Date of Report (Date of earliest event reported): September 30, 2008

ARGYLE SECURITY, INC.
(Exact Name of Registrant as Specified in Charter)

Delaware
 
000-51639
 
20-3101079
(State or Other Jurisdiction
of Incorporation)
 
(Commission
File Number)
 
(IRS Employer
Identification No.)

200 Concord Plaza, Suite 700
San Antonio, TX
 
 
78216
(Address of Principal Executive Offices)
 
(Zip Code)

Registrant’s telephone number, including area code:   (210) 828-1700
 

Check the appropriate box below if the Form 8-K filing is intended to simultaneously satisfy the filing obligation of the registrant under any of the following provisions (see General Instruction A.2. below):

o   Written communications pursuant to Rule 425 under the Securities Act (17 CFR 230.425)

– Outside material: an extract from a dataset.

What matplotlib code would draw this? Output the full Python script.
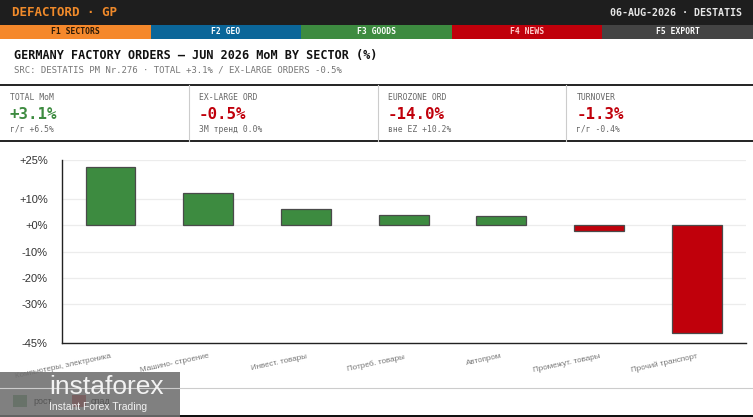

o   Soliciting material pursuant to Rule 14a-12 under the Exchange Act (17 CFR 240.14a-12)

o   Pre-commencement communications pursuant to Rule 14d-2(b) under the Exchange Act (17 CFR 240.14d-2(b))

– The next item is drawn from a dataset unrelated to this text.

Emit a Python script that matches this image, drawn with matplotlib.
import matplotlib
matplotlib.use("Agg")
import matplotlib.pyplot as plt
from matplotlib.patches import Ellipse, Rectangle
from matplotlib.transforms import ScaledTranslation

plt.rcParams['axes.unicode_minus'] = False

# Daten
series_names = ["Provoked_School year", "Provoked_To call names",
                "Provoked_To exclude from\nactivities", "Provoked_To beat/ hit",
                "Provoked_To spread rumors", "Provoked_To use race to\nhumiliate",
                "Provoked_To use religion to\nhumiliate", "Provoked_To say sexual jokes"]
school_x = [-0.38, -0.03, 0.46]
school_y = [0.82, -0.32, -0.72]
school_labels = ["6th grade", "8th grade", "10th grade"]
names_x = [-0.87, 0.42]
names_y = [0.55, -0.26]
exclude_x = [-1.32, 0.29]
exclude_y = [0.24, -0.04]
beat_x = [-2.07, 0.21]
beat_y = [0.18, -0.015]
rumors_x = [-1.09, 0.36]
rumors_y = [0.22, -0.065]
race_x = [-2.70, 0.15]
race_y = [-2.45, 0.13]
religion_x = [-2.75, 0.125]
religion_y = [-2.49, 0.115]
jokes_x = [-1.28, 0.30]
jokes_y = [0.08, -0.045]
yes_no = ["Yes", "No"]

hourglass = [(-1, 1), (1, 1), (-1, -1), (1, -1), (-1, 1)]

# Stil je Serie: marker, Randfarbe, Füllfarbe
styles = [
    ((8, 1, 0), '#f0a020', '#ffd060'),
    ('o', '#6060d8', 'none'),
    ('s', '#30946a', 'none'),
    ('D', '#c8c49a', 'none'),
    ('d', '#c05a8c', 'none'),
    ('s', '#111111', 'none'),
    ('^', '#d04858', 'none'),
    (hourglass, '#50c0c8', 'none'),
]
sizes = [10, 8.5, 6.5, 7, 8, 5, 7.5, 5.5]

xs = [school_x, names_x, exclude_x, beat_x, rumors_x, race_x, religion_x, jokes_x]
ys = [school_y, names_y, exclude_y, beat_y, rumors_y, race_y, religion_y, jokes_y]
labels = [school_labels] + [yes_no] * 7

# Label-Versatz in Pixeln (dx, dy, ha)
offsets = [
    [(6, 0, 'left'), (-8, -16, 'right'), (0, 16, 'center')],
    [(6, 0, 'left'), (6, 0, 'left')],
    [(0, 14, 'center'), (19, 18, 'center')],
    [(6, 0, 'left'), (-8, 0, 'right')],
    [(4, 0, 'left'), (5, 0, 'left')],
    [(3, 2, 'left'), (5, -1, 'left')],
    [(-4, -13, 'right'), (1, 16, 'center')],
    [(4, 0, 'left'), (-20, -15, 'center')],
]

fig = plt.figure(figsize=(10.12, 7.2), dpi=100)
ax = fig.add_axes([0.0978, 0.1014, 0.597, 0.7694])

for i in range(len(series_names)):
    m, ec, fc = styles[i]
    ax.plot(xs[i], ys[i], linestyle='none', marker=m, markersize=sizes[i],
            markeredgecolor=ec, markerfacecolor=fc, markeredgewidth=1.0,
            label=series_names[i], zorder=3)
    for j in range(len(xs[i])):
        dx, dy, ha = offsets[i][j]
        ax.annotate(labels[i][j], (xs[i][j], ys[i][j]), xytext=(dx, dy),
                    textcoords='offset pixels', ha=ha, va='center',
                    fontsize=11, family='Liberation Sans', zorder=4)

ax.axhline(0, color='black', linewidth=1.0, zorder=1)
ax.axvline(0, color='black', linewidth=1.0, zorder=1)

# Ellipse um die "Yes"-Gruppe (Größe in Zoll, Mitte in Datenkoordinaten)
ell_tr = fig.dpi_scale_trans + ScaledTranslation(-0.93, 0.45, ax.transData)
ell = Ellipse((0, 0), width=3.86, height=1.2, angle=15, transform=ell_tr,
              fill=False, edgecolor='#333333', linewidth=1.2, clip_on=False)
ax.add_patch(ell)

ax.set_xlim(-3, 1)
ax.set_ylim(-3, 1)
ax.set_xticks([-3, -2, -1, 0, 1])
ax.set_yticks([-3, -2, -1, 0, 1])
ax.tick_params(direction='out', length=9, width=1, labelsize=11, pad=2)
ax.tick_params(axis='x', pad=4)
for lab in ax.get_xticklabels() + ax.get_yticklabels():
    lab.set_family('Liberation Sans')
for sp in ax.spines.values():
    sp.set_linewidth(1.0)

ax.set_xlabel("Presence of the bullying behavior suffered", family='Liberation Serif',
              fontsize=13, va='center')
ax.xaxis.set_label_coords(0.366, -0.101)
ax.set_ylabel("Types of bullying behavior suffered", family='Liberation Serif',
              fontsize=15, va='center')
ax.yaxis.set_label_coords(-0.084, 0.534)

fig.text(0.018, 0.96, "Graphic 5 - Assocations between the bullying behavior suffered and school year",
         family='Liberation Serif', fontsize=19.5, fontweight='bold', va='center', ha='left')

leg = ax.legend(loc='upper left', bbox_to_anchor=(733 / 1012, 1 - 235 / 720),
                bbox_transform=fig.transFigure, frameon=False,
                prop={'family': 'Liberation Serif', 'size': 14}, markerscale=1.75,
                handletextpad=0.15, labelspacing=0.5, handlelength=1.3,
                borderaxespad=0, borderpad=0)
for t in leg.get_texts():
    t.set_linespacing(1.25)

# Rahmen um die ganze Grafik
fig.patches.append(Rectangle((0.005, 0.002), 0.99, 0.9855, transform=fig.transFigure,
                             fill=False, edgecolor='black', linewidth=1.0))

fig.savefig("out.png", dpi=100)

o   Pre-commencement communications pursuant to Rule 13e-4(c) under the Exchange Act (17 CFR 240.13e-4(c))
 


Item 1.01  Entry into a Material Definitive Agreement. 

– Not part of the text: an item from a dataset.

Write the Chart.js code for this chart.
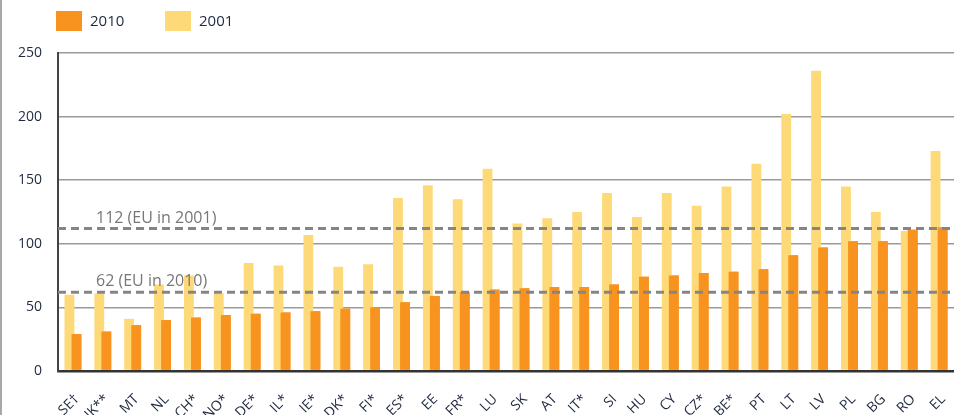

On October 3, 2008, ISI Security Group, Inc. (“Argyle USA”), a Delaware corporation and wholly owned subsidiary of Argyle Security, Inc. (the “Company”), entered into a Loan Agreement dated October 3, 2008 (the “Loan Agreement”) with THE PRIVATEBANK AND TRUST COMPANY, an Illinois banking corporation (the “Bank”), pursuant to and subject to the terms and conditions of the Loan Agreement, the Bank will make available to Argyle USA (a) a secured revolving line of credit in the maximum amount of $10,000,000.00 with a $5,000,000.00 sublimit for the issuance of letters of credit, (b) a secured revolving line of credit in the maximum amount of $5,000,000.00, to be used solely for the issuance of letters of credit, and (c) a term loan in the maximum amount of $10,000,000.00 (collectively, the “Loans”). The Loans shall be used to refinance existing indebtedness, working capital and for other general corporate purposes. The Loans will be secured by liens on and security interests in the personal property of Argyle USA and guaranteed by the subsidiaries of Argyle USA. A copy of the Loan Agreement is filed as Exhibit 10.1 hereto and the promissory notes evidencing the Loans are filed as Exhibits 10.2, 10.3 and 10.4 hereto.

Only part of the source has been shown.